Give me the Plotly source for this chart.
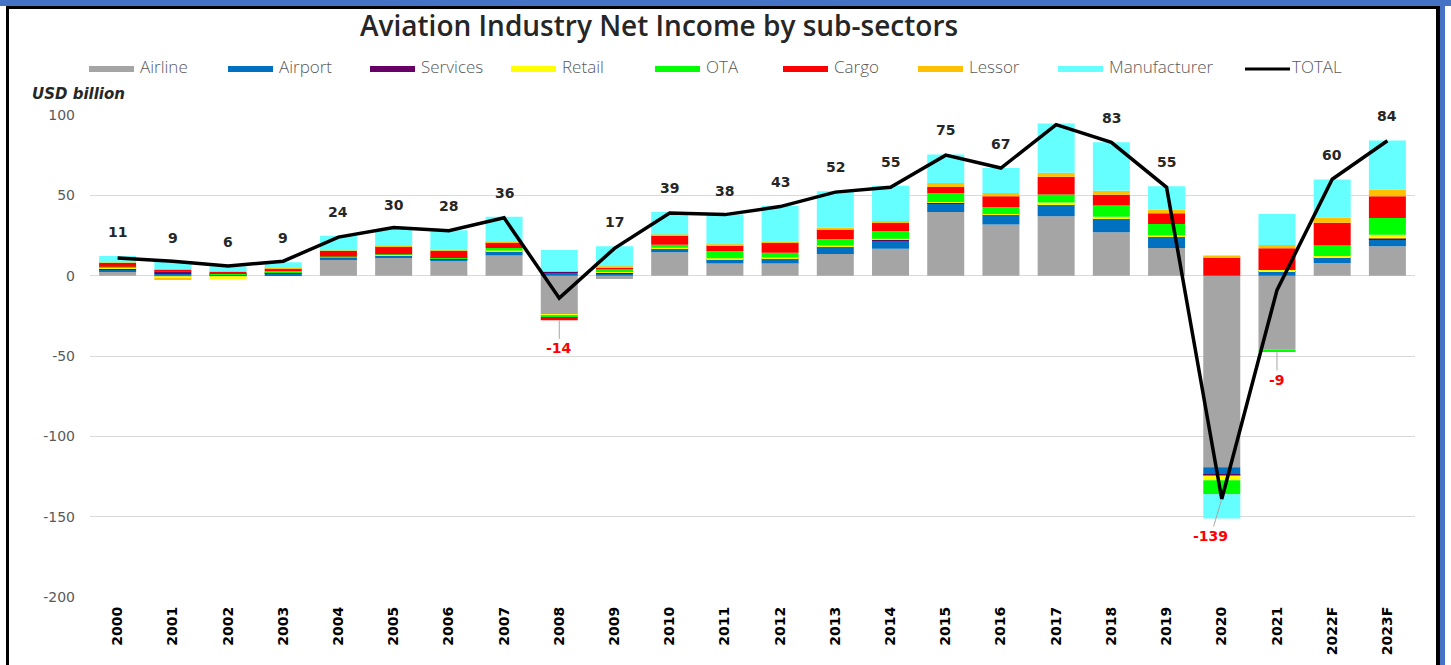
import plotly.graph_objects as go

years = ['2000', '2001', '2002', '2003', '2004', '2005', '2006', '2007', '2008', '2009', '2010', '2011',
         '2012', '2013', '2014', '2015', '2016', '2017', '2018', '2019', '2020', '2021', '2022F', '2023F']

airline = [2.7, -0.3, -0.3, 0.3, 10, 11, 8.9, 12.5, -24.3, -2, 14.5, 7.5,
           7.5, 13.5, 16.8, 39.7, 31.8, 37, 27, 17.2, -119.2, -46, 7.9, 18.3]
airport = [1.2, 1.3, 0.5, 1.2, 1, 1.3, 1.3, 2.5, 2, 1.5, 2.3, 2.5,
           3, 4.5, 5.3, 5.3, 6, 7, 8.3, 6.9, -4.8, 2.7, 3.1, 4.5]
services = [0.8, 1.0, 0.3, 0.3, 0.3, 0.3, 0.2, 0.2, 0.7, 0.3, 0.2, 0.3,
            0.3, 0.3, 0.3, 0.3, 0.2, 0.3, 0.3, 0.3, -0.3, 0.1, 0.2, 0.3]
retail = [0.2, -1.5, -1.7, 0.3, 0.3, 0.4, 0.3, 0.5, -0.5, 0.5, 0.3, 0.5,
          0.5, 0.5, 0.6, 0.5, 0.4, 1.2, 1, 0.8, -3, 0.8, 1, 2.4]
ota = [0.6, 0.2, 0.7, 1.2, 0.3, 0.3, 0.3, 1.5, -0.9, 1.5, 2, 4.5,
       3, 4, 4.6, 5.7, 4.4, 5, 7, 7, -8.7, -1.5, 6.6, 10.4]
cargo = [2.5, 1.3, 1.0, 1.2, 3.5, 4.8, 4.5, 3.6, -2.1, 1.5, 6, 3.7,
         6.3, 6.2, 5.6, 3.7, 6.6, 11, 6.8, 6.6, 11.6, 13.5, 14.1, 13.5]
lessor = [0.2, -0.3, 0.3, 0.3, 0.3, 0.5, 0.3, 0.3, 0.2, 0.5, 0.3, 0.5,
          0.3, 0.9, 0.8, 2.5, 2.1, 2.5, 2.5, 2.3, 1, 2, 3.1, 4.2]
manufacturer = [4, 4.8, 3, 3.5, 9.2, 10.5, 12.4, 15.5, 13.1, 12.5, 14, 18.5,
                22.6, 22.6, 22, 17.7, 15.5, 30.7, 30.1, 14.5, -15.2, 19.3, 23.9, 30.5]
total = [11, 9, 6, 9, 24, 30, 28, 36, -14, 17, 39, 38,
         43, 52, 55, 75, 67, 94, 83, 55, -139, -9, 60, 84]

y_ticks = [100, 50, 0, -50, -100, -150, -200]
y_tick_labels = ['100', '50', '0', '-50', '-100', '-150', '-200']

series = [('Airline', airline, '#A5A5A5'),
          ('Airport', airport, '#0070C0'),
          ('Services', services, '#660066'),
          ('Retail', retail, '#FFFF00'),
          ('OTA', ota, '#00FF00'),
          ('Cargo', cargo, '#FF0000'),
          ('Lessor', lessor, '#FFC000'),
          ('Manufacturer', manufacturer, '#66FFFF')]

NUM_FONT = 'DejaVu Sans'
TXT_FONT = 'Open Sans'
W, H = 1451, 665
L, R, T, B = 90, 36, 115, 68
pw, ph = W - L - R, H - T - B


def px(x):
    return (x - L) / pw


def py(y):
    return (H - B - y) / ph


fig = go.Figure()
for name, vals, col in series:
    fig.add_trace(go.Bar(x=years, y=vals, name=name, marker_color=col,
                         marker_line_width=0))
fig.add_trace(go.Scatter(x=years, y=total, name='TOTAL', mode='lines',
                         line=dict(color='black', width=3.5)))

# data labels (x given as category index)
pos_top = [sum(max(s[1][i], 0) for s in series) for i in range(len(years))]
neg_bot = [sum(min(s[1][i], 0) for s in series) for i in range(len(years))]
for i, yr in enumerate(years):
    if total[i] >= 0:
        fig.add_annotation(x=i, y=pos_top[i] + 15, text='<b>%d</b>' % total[i],
                           showarrow=False, yanchor='middle',
                           font=dict(family=NUM_FONT, size=14, color='#262626'))
    else:
        if yr == '2020':
            fig.add_annotation(x=i, y=total[i], ax=-11, ay=37, text='<b>%d</b>' % total[i],
                               showarrow=True, arrowhead=0, arrowwidth=1, arrowcolor='#A6A6A6',
                               font=dict(family=NUM_FONT, size=14, color='#FF0000'))
        else:
            fig.add_annotation(x=i, y=neg_bot[i], ax=0, ay=28, text='<b>%d</b>' % total[i],
                               showarrow=True, arrowhead=0, arrowwidth=1, arrowcolor='#A6A6A6',
                               font=dict(family=NUM_FONT, size=14, color='#FF0000'))

# title and unit
fig.add_annotation(x=px(659), y=py(25), xref='paper', yref='paper', showarrow=False,
                   xanchor='center', yanchor='middle',
                   text='Aviation Industry Net Income by sub-sectors',
                   font=dict(family=TXT_FONT, size=28, color='#262626', weight=600))
fig.add_annotation(x=px(30), y=py(94), xref='paper', yref='paper', showarrow=False,
                   xanchor='left', yanchor='middle', text='<b><i>USD billion</i></b>',
                   font=dict(family=NUM_FONT, size=15, color='#262626'))

# legend drawn by hand, Excel style keys
legend_x = [89, 228, 370, 511, 655, 783, 918, 1058]
shapes = []
for (name, vals, col), x0 in zip(series, legend_x):
    shapes.append(dict(type='rect', xref='paper', yref='paper', x0=px(x0), x1=px(x0 + 45),
                       y0=py(66), y1=py(72), fillcolor=col, line_width=0))
    fig.add_annotation(x=px(x0 + 49), y=py(67), xref='paper', yref='paper', showarrow=False,
                       xanchor='left', yanchor='middle', text=name,
                       font=dict(family=TXT_FONT, size=17, color='#595959', weight=300))
shapes.append(dict(type='line', xref='paper', yref='paper', x0=px(1245), x1=px(1290),
                   y0=py(69), y1=py(69), line=dict(color='black', width=3)))
fig.add_annotation(x=px(1290), y=py(67), xref='paper', yref='paper', showarrow=False,
                   xanchor='left', yanchor='middle', text='TOTAL',
                   font=dict(family=TXT_FONT, size=17, color='#595959', weight=300))

# frame: blue header strip and black borders
shapes.append(dict(type='rect', xref='paper', yref='paper', x0=px(0), x1=px(W), y0=py(0), y1=py(6),
                   fillcolor='#4472C4', line_width=0))
shapes.append(dict(type='rect', xref='paper', yref='paper', x0=px(6), x1=px(1440), y0=py(6), y1=py(9),
                   fillcolor='black', line_width=0))
shapes.append(dict(type='rect', xref='paper', yref='paper', x0=px(6), x1=px(9), y0=py(6), y1=py(H),
                   fillcolor='black', line_width=0))
shapes.append(dict(type='rect', xref='paper', yref='paper', x0=px(1436), x1=px(1440), y0=py(6), y1=py(H),
                   fillcolor='black', line_width=0))
shapes.append(dict(type='rect', xref='paper', yref='paper', x0=px(1440), x1=px(1445), y0=py(0), y1=py(H),
                   fillcolor='#4472C4', line_width=0))

fig.update_layout(
    width=W, height=H,
    margin=dict(l=L, r=R, t=T, b=B),
    barmode='relative', bargap=0.33,
    showlegend=False,
    plot_bgcolor='white', paper_bgcolor='white',
    font=dict(family=TXT_FONT),
    shapes=shapes,
)
fig.update_xaxes(type='category', range=[-0.5, len(years) - 0.5], tickangle=-90, automargin=False,
                 tickfont=dict(family=NUM_FONT, size=14, color='black', weight='bold'),
                 showgrid=False, showline=False, ticks='', ticklabelstandoff=6)
fig.update_yaxes(range=[-200, 100], tickvals=y_ticks, ticktext=y_tick_labels,
                 showgrid=True, gridcolor='#D9D9D9', gridwidth=1,
                 zeroline=True, zerolinecolor='#D9D9D9', zerolinewidth=1, automargin=False,
                 tickfont=dict(family=NUM_FONT, size=14, color='#595959'), ticks='', ticklabelstandoff=14)

fig.write_html("out.html", config={'displayModeBar': False},
               post_script="document.body.style.margin='0';")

SHORT PROBLEM → Please extract exactly the lines of the data, from the first through the line containing "['100', '50', '0', '-50', '-100', '-150', '-200']", and add no pictures to the copy.

WRITTEN REPLY →
Give me the Plotly source for this chart.
import plotly.graph_objects as go

years = ['2000', '2001', '2002', '2003', '2004', '2005', '2006', '2007', '2008', '2009', '2010', '2011',
         '2012', '2013', '2014', '2015', '2016', '2017', '2018', '2019', '2020', '2021', '2022F', '2023F']

airline = [2.7, -0.3, -0.3, 0.3, 10, 11, 8.9, 12.5, -24.3, -2, 14.5, 7.5,
           7.5, 13.5, 16.8, 39.7, 31.8, 37, 27, 17.2, -119.2, -46, 7.9, 18.3]
airport = [1.2, 1.3, 0.5, 1.2, 1, 1.3, 1.3, 2.5, 2, 1.5, 2.3, 2.5,
           3, 4.5, 5.3, 5.3, 6, 7, 8.3, 6.9, -4.8, 2.7, 3.1, 4.5]
services = [0.8, 1.0, 0.3, 0.3, 0.3, 0.3, 0.2, 0.2, 0.7, 0.3, 0.2, 0.3,
            0.3, 0.3, 0.3, 0.3, 0.2, 0.3, 0.3, 0.3, -0.3, 0.1, 0.2, 0.3]
retail = [0.2, -1.5, -1.7, 0.3, 0.3, 0.4, 0.3, 0.5, -0.5, 0.5, 0.3, 0.5,
          0.5, 0.5, 0.6, 0.5, 0.4, 1.2, 1, 0.8, -3, 0.8, 1, 2.4]
ota = [0.6, 0.2, 0.7, 1.2, 0.3, 0.3, 0.3, 1.5, -0.9, 1.5, 2, 4.5,
       3, 4, 4.6, 5.7, 4.4, 5, 7, 7, -8.7, -1.5, 6.6, 10.4]
cargo = [2.5, 1.3, 1.0, 1.2, 3.5, 4.8, 4.5, 3.6, -2.1, 1.5, 6, 3.7,
         6.3, 6.2, 5.6, 3.7, 6.6, 11, 6.8, 6.6, 11.6, 13.5, 14.1, 13.5]
lessor = [0.2, -0.3, 0.3, 0.3, 0.3, 0.5, 0.3, 0.3, 0.2, 0.5, 0.3, 0.5,
          0.3, 0.9, 0.8, 2.5, 2.1, 2.5, 2.5, 2.3, 1, 2, 3.1, 4.2]
manufacturer = [4, 4.8, 3, 3.5, 9.2, 10.5, 12.4, 15.5, 13.1, 12.5, 14, 18.5,
                22.6, 22.6, 22, 17.7, 15.5, 30.7, 30.1, 14.5, -15.2, 19.3, 23.9, 30.5]
total = [11, 9, 6, 9, 24, 30, 28, 36, -14, 17, 39, 38,
         43, 52, 55, 75, 67, 94, 83, 55, -139, -9, 60, 84]

y_ticks = [100, 50, 0, -50, -100, -150, -200]
y_tick_labels = ['100', '50', '0', '-50', '-100', '-150', '-200']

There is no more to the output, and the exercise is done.